The Café de Flore remains one of Paris's most famous and beloved cafés, operating continuously at its original location. It is a major tourist destination and still functions as a working café. The café awards an annual literary prize, the Prix de Flore, each autumn.
Visit: Café de Flore (restaurant)
275 Rue Notre-Dame E — Seat of political Montreal
Barney's memoir is inseparable from his lifelong fury at Quebec's political establishment — and City Hall represents the institutional face of a Montreal that was, in his experience, pulling away from its English and Jewish heritage. His rants about language laws, separatist politicians, and the transformation of his city are among the most pungent passages in the novel. Richler, through Barney, is giving voice to his own well-documented and controversial polemics about Quebec nationalism, which he had aired in Oh Canada! Oh Quebec! years before.
Montreal's City Hall was built between 1872 and 1878 in the French Second Empire style. It gained international notoriety in 1967 when French President Charles de Gaulle delivered his 'Vive le Québec libre' speech from its balcony, electrifying the Quebec sovereignty movement.
Hôtel de Ville is still the seat of Montreal's municipal government. The building's grand hall and exterior are open to visitors, and the balcony from which de Gaulle made his famous declaration is a historical landmark. Free guided tours are available.
Visit: Hôtel de Ville de Montréal (historic site)
Suburban West Island — Barney's Jewish Montreal origins
Barney's roots lie in the Jewish working-class communities of western Montreal — the world of his father Izzy Panofsky, a Montreal cop who becomes one of the novel's most touching figures. Izzy's footnotes and corrections to Barney's memoir constitute a kind of counternarrative of paternal love and exasperation. The trajectory from these modest Jewish suburbs to Westmount wealth and a country cottage is Barney's immigrant-generation success story — one that he narrates without sentimentality but with an unmistakable undertow of longing.
Côte-Saint-Luc developed as one of Montreal's primary Jewish suburban communities from the 1950s onward, as families moved west from the earlier immigrant neighborhoods around The Main. It incorporated as an independent city in 1958 and by the 1970s had one of the highest concentrations of Jewish residents of any municipality in Canada.
Côte-Saint-Luc remains a predominantly Jewish community within the Montreal agglomeration. It has a vibrant community life with synagogues, Jewish schools, and community centers. The area is largely residential and suburban in character.
Near Hampstead, Montreal — Where Barney loses Miriam
After Barney destroys his marriage to Miriam through jealousy and bad behavior, Miriam eventually moves on and builds a new life — a fact that Barney cannot accept or process. In the novel's most painful passages, an aging and increasingly confused Barney obsessively contemplates Miriam's life without him and attempts to maintain contact in ways that reveal the full depth of his self-inflicted loss. She is 'my heart's desire' — and the awareness that he ruined everything with the one woman who was truly his equal and companion is what gives the novel its unbearable sadness beneath the comedy.

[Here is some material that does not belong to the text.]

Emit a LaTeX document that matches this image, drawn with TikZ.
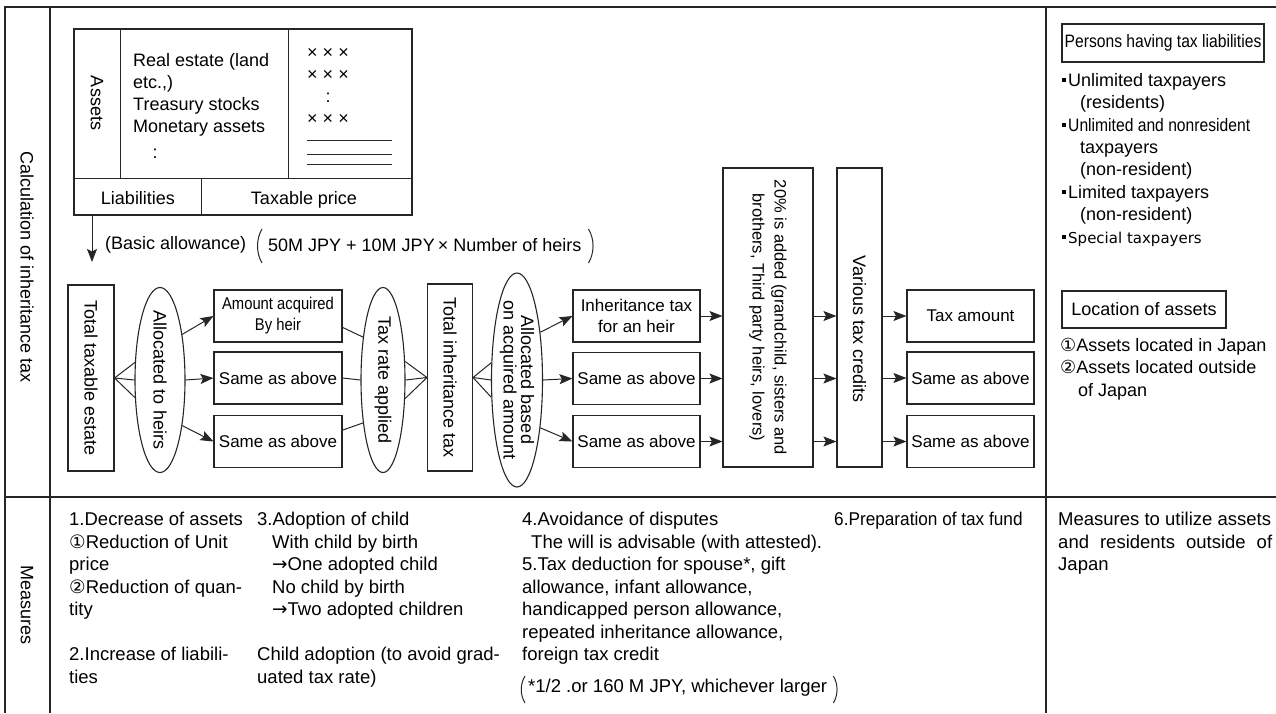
\documentclass[tikz,border=0pt]{standalone}
\usepackage{fontspec}
\setmainfont{Liberation Sans}
\newfontfamily\narrowfont[FakeStretch=0.87]{Liberation Sans}
\newfontfamily\semifont[FakeStretch=0.93]{Liberation Sans}
\newfontfamily\dejavu{DejaVu Sans}
\usetikzlibrary{shapes.geometric,arrows.meta,calc}

\newcommand\normtext{\fontsize{18}{22}\selectfont}
\newcommand\boxtext{\fontsize{17}{21}\selectfont}
\newcommand\meastext{\fontsize{18.5}{22.5}\selectfont}
\newcommand\circA{{\dejavu ①}}
\newcommand\circB{{\dejavu ②}}
\newcommand\toarr{{\dejavu →}}
\newcommand\sqmark{\rule[4.5pt]{4pt}{4pt}\hspace{2pt}}

\tikzset{
  frame/.style={draw=black!85,line width=1.3pt},
  link/.style={draw=black!85,line width=1pt},
  arr/.style={link,-{Stealth[length=13pt,width=10pt,inset=2.5pt]}},
  flowbox/.style={draw=black!85,line width=1.1pt,inner sep=0pt,align=center,font=\boxtext},
  oval/.style={draw=black!85,line width=1.1pt,ellipse,inner sep=0pt},
  vtext/.style={rotate=-90,inner sep=0pt,align=center,font=\normtext},
  plain/.style={inner sep=0pt,font=\normtext},
  mtext/.style={anchor=north west,inner sep=0pt,align=left,font=\meastext},
}

\begin{document}
\begin{tikzpicture}[x=1pt,y=-1pt]
  \useasboundingbox (0,0) rectangle (1276,713);

  % table frame
  \draw[frame] (5,713) -- (5,7) -- (1276,7);
  \draw[frame] (50,7) -- (50,713);
  \draw[frame] (1046,7) -- (1046,713);
  \draw[frame] (5,497) -- (1276,497);

  \node[vtext] (calclbl) at (27,267) {Calculation of inheritance tax};
  \node[vtext] (measlbl) at (27,605) {Measures};

  % assets table
  \node[draw=black!85,line width=2.2pt,minimum width=338pt,minimum height=186pt,inner sep=0pt] (assetbox) at (243,122) {};
  \draw[link] (74,178) -- (412,178);
  \draw[link] (120,29) -- (120,178);
  \draw[link] (288,29) -- (288,178);
  \draw[link] (201,178) -- (201,215);
  \node[vtext] (assetlbl) at (97,103) {Assets};
  \node[plain,anchor=north west,align=left] (assetlist) at (133,53) {Real estate (land\\etc.,)\\Treasury stocks\\Monetary assets};
  \node[plain] (assetdots) at (155,154) {:};
  \node[plain,anchor=north,align=center] (pricelist) at (328,48) {× × ×\\× × ×\\:\\× × ×};
  \draw[link] (307,140) -- (392,140);
  \draw[link] (307,154) -- (392,154);
  \draw[link] (307,164) -- (392,164);
  \node[plain,anchor=base] (liablbl) at (138,204) {Liabilities};
  \node[plain,anchor=base] (pricelbl) at (304,204) {Taxable price};

  % basic allowance
  \coordinate (allowtip) at (92,262);
  \draw[arr] (assetbox.south -| allowtip) -- (allowtip);
  \node[plain,anchor=west] (basic) at (105,245) {(Basic allowance)};
  \node[plain,anchor=west] (formula) at (268,245) {50M JPY + 10M JPY\,× Number of heirs};
  \draw[link] ($(formula.west)+(-6,-16)$) .. controls +(-6,10) and +(-6,-10) .. ($(formula.west)+(-6,18)$);
  \draw[link] ($(formula.east)+(7,-16)$) .. controls +(6,10) and +(6,-10) .. ($(formula.east)+(7,18)$);

  % flow
  \node[flowbox,minimum width=46pt,minimum height=186pt] (taxable) at (91,378) {\rotatebox{-90}{\normtext Total taxable estate}};
  \node[oval,minimum width=50pt,minimum height=185pt] (toheirs) at (160,380) {};
  \node[vtext] (toheirslbl) at (toheirs) {Allocated to heirs};
  \node[flowbox,minimum width=128pt,minimum height=52pt] (acq1) at (278,316) {\narrowfont Amount acquired\\\narrowfont By heir};
  \node[flowbox,minimum width=128pt,minimum height=52pt] (acq2) at (278,378) {Same as above};
  \node[flowbox,minimum width=128pt,minimum height=52pt] (acq3) at (278,441.5) {Same as above};
  \node[oval,minimum width=44pt,minimum height=185pt] (rate) at (383,380) {};
  \node[vtext] (ratelbl) at (rate) {Tax rate applied};
  \node[flowbox,minimum width=45pt,minimum height=187pt] (totinh) at (450,377.5) {\rotatebox{-90}{\normtext Total inheritance tax}};
  \node[oval,minimum width=51pt,minimum height=214pt] (byamt) at (517,380) {};
  \node[vtext,font=\fontsize{18}{17.5}\selectfont] (byamtlbl) at (byamt) {Allocated based\\on acquired amount};
  \node[flowbox,minimum width=127pt,minimum height=52pt] (heirtax1) at (636.5,316) {Inheritance tax\\for an heir};
  \node[flowbox,minimum width=127pt,minimum height=52pt] (heirtax2) at (636.5,378.5) {Same as above};
  \node[flowbox,minimum width=127pt,minimum height=52pt] (heirtax3) at (636.5,441.5) {Same as above};
  \node[flowbox,minimum width=90pt,minimum height=299pt] (addon) at (768,317.5) {};
  \node[vtext,font=\fontsize{16.5}{22}\selectfont] (addonlbl) at (addon) {20\% is added (grandchild, sisters and\\brothers, Third party heirs, lovers)};
  \node[flowbox,minimum width=45pt,minimum height=299pt] (credits) at (859.5,317.5) {};
  \node[vtext] (creditslbl) at (859.5,329) {Various tax credits};
  \node[flowbox,minimum width=127pt,minimum height=52pt] (taxamt1) at (970.5,316) {Tax amount};
  \node[flowbox,minimum width=127pt,minimum height=52pt] (taxamt2) at (970.5,378) {Same as above};
  \node[flowbox,minimum width=127pt,minimum height=52pt] (taxamt3) at (970.5,441.5) {Same as above};

  \foreach \a in {145,180,215}
    \draw[link] (taxable.east) -- (toheirs.\a);
  \draw[arr] (toheirs.64) -- (acq1.west);
  \draw[arr] (toheirs.east) -- (acq2.west);
  \draw[arr] (toheirs.-64) -- (acq3.west);
  \draw[link] (acq1.-10) -- (rate.115);
  \draw[link] (acq2.east) -- (rate.west);
  \draw[link] (acq3.10) -- (rate.245);
  \foreach \a in {40,0,-40}
    \draw[link] (rate.\a) -- (totinh.west);
  \foreach \a in {146,180,214}
    \draw[link] (totinh.east) -- (byamt.\a);
  \draw[arr] (byamt.64) -- (heirtax1.west);
  \draw[arr] (byamt.east) -- (heirtax2.west);
  \draw[arr] (byamt.-64) -- (heirtax3.west);
  \foreach \i in {1,2,3} {
    \draw[arr] (heirtax\i.east) -- (addon.west |- heirtax\i.east);
    \draw[arr] (addon.east |- heirtax\i.east) -- (credits.west |- heirtax\i.east);
    \draw[arr] (credits.east |- taxamt\i.west) -- (taxamt\i.west);
  }

  % liable persons and location
  \node[flowbox,minimum width=202pt,minimum height=38pt,font=\normtext\narrowfont] (liable) at (1163,43) {Persons having tax liabilities};
  \node[plain,anchor=north west,align=left,font=\fontsize{18}{22.4}\selectfont] (liablelist) at (1062,73) {\sqmark Unlimited taxpayers\\\hspace*{18pt}(residents)\\\sqmark{\narrowfont Unlimited and nonresident}\\\hspace*{18pt}taxpayers\\\hspace*{18pt}(non-resident)\\\sqmark Limited taxpayers\\\hspace*{18pt}(non-resident)\\\sqmark{\fontsize{15}{15}\dejavu Special taxpayers}};
  \node[flowbox,minimum width=164pt,minimum height=37pt,font=\normtext] (location) at (1144,309.5) {Location of assets};
  \node[plain,anchor=north west,align=left,font=\fontsize{18}{22.5}\selectfont] (loclist) at (1060,338) {\circA Assets located in Japan\\\circB Assets located outside\\\hspace*{18pt}of Japan};

  % measures
  \node[mtext] (meas1) at (69,512) {1.Decrease of assets\\\circA Reduction of Unit\\price\\\circB Reduction of quan-\\tity\\[22.5pt]2.Increase of liabili-\\ties};
  \node[mtext] (meas3) at (257,512) {3.Adoption of child\\\hspace*{15pt}With child by birth\\\hspace*{15pt}\toarr One adopted child\\\hspace*{15pt}No child by birth\\\hspace*{15pt}\toarr Two adopted children\\[22.5pt]Child adoption (to avoid grad-\\uated tax rate)};
  \node[mtext] (meas4) at (522,512) {4.Avoidance of disputes\\\hspace*{9pt}The will is advisable (with attested).\\5.Tax deduction for spouse*, gift\\allowance, infant allowance,\\handicapped person allowance,\\repeated inheritance allowance,\\foreign tax credit};
  \node[plain,anchor=west,font=\meastext] (spousenote) at (528,688) {*1/2 .or 160 M JPY, whichever larger};
  \draw[link] ($(spousenote.west)+(-3,-12)$) .. controls +(-5,8) and +(-5,-8) .. ($(spousenote.west)+(-3,15)$);
  \draw[link] ($(spousenote.east)+(6,-12)$) .. controls +(5,8) and +(5,-8) .. ($(spousenote.east)+(6,15)$);
  \node[mtext,font=\meastext\semifont] (meas6) at (834,512) {6.Preparation of tax fund};
  \node[mtext] (abroad) at (1058,512) {Measures to utilize assets\\\makebox[214pt][s]{and residents outside of}\\Japan};
\end{tikzpicture}
\end{document}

Hampstead is a small, wealthy enclave municipality on Montreal Island, historically home to a significant portion of Montreal's upper-middle-class Jewish community. Like Westmount to its south, it maintained independent municipal status and resisted merger with Montreal, though it was briefly amalgamated in 2002 before demerging.
Hampstead remains a quiet, affluent residential community. It is one of the wealthiest municipalities in Canada per capita. Its tree-lined streets and large single-family homes are largely unchanged, and it maintains a strong Jewish community character.
1170 Peel Street — Grand Montreal landmark, site of Barney's social world
The grand hotels and clubs of downtown Montreal are the backdrop for the business lunches, film industry functions, and social occasions at which Barney's Totally Unnecessary Productions operates. The Windsor, with its gilded Edwardian opulence, is exactly the kind of institution that Barney inhabits with a mixture of pleasure and contempt — enjoying the trappings of success while mocking the pretensions of those around him. It is at gatherings in such venues that Barney's social performance — charming, outrageous, insulting — is on fullest display.
The Windsor Hotel was built in 1878 and expanded in 1906, designed in the Romanesque Revival style. It served as Montreal's premier hotel for much of the 20th century, hosting royalty, politicians, and celebrities. The Montreal Canadiens celebrated many Stanley Cup victories in its banquet halls.
The Windsor has been converted into a mixed-use building with office space, event halls, and a small boutique hotel component. Its grand ballrooms and public spaces are available for events, and the restored Victorian interior is spectacular. The building is designated a National Historic Site of Canada.
Visit: Le Windsor (historic site)
Saint-Urbain & Mont-Royal area — The literary geography of Jewish Montreal
Saint-Urbain Street is the beating heart of Mordecai Richler's Montreal — the street that gave its name to his most famous creation, The Apprenticeship of Duddy Kravitz's milieu — and it haunts Barney's Version as well. Barney's identity as a Jewish Montrealer, his father Izzy's working-class dignity, and his own contempt for those who have prettified or abandoned their origins all connect to the immigrant streetscape of this neighborhood. When Barney deplores what has become of his city and his community, this is the world he is mourning.
Rue Saint-Urbain runs through what was Montreal's primary Jewish immigrant neighborhood from roughly 1900 through the 1950s, centered around the area between Rachel and Laurier streets on the Plateau-Mont-Royal. The neighborhood was the setting for much of Richler's fiction and for the non-fiction he wrote about his Montreal childhood.
The old Jewish neighborhood along Saint-Urbain has been absorbed into the trendy Plateau-Mont-Royal. The Mile End neighborhood at its northern end has itself become a center of Montreal's artistic community. A small but passionate heritage movement marks Jewish Montreal history in the area, and the Museum of Jewish Montreal maintains walking tours.